The custom Cloud Services worker role is another example of how Fielding Systems built innovative solutions on Azure in 2010-2011. The worker process runs in the background on any Compute service. One master service exists that is in charge of maintaining the schedules for all the application and platform processes. The master process used Azure Storage Queues to distribute workload to each processor added when the cloud service first initializes. Since these are internal services, no external gateways were needed directly to the new worker services. A stateless gateway is used to provide direct access to the stats collected from the running services. The following services were used for migration:
- Main scheduler stateful actor service: Replaced the master scheduler singleton thread in the work role. Execution schedules are controlled with service configuration settings. A single stateful actor uses a reminder to continually check for more work to distribute to the other stateful services.

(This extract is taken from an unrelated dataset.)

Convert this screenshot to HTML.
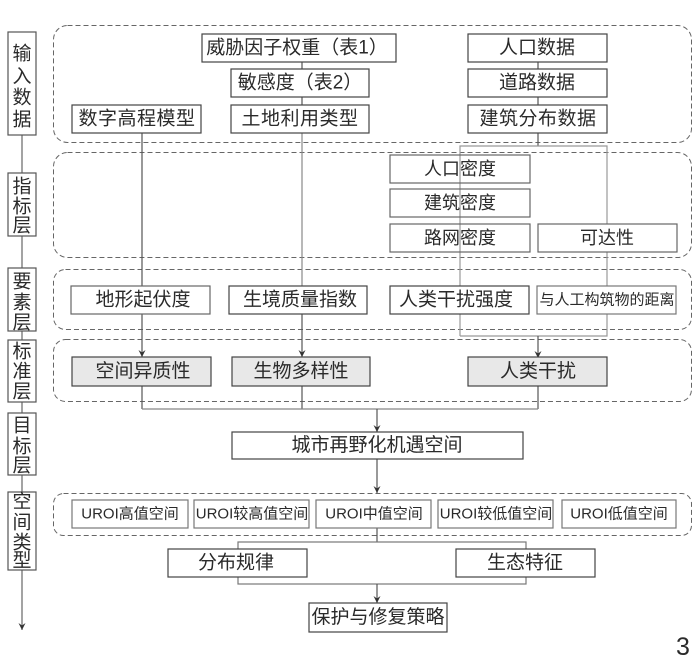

- Notification stateful service: This service distributes all forms of communication to internal and external users. The service was upgraded to use a Service Fabric ReliableQueue datastructure to ensure that messages are processed and can be called from others services, such as the report execution and the ScadaVisor a
- SQL retry stateful service: The batch actor save eliminated the need for this for ScadaVisor, but it is still being used by a few legacy services and FieldVisor. All bulk database operations use TVP’s for batching throughput, and any failures will get archived to a SQL Database table. This service periodically polls a database for any retry operations and attempts to reissue those commands.
- Report execution stateful service: This processes all scheduled reports across all applications for all customers. The requests are queued and processed against each primary data source, which is logically partitioned by the customer and application. All reports are running on top of SQL Server Reporting Services (SSRS), which is running on an IaaS SQL Server VM. The use of a ReliableQueue and ReliableDictionary enable maximum throughput and the resilience from any widespread outage.
- ScadaVisor alarm engine stateful actor service: This analyzes the data collected from devices and sensors for alarm conditions and sends an appropriate notification to customers via email, SMS, or voice callouts. When triggered for processing, new data is pulled from each customer’s SQL Database and analyzed for alarm conditions. All alarm configurations and settings are maintained in the Actor’s state, enabling the ability for data analysis to take place on data streams.
- FieldVisor task processor stateful actor service: This service executes and manages several backend processes that are configured inside of each customer’s Azure SQL Database. Each stateful actor maintains the current configuration for each customer and uses a reminder to continually check for new work items to process.
- ScadaVisor task processor stateful actor service: This service operates in a similar fashion to the above FieldVisor task processor.
Many organizations built on the cloud have discovered that there is a significant amount of ‘learning by doing.’ As one of the early adopters of Azure, Quorum (as Fielding Systems) gradually built the knowledge of how to design applications and services to provide the scale and resilience desired. While the components built over that time are still functional, they require a significant amount of tribal knowledge to manage. By adopting Service Fabric, Quorum was able replace many of those components and create a simpler design that will scale well into the future.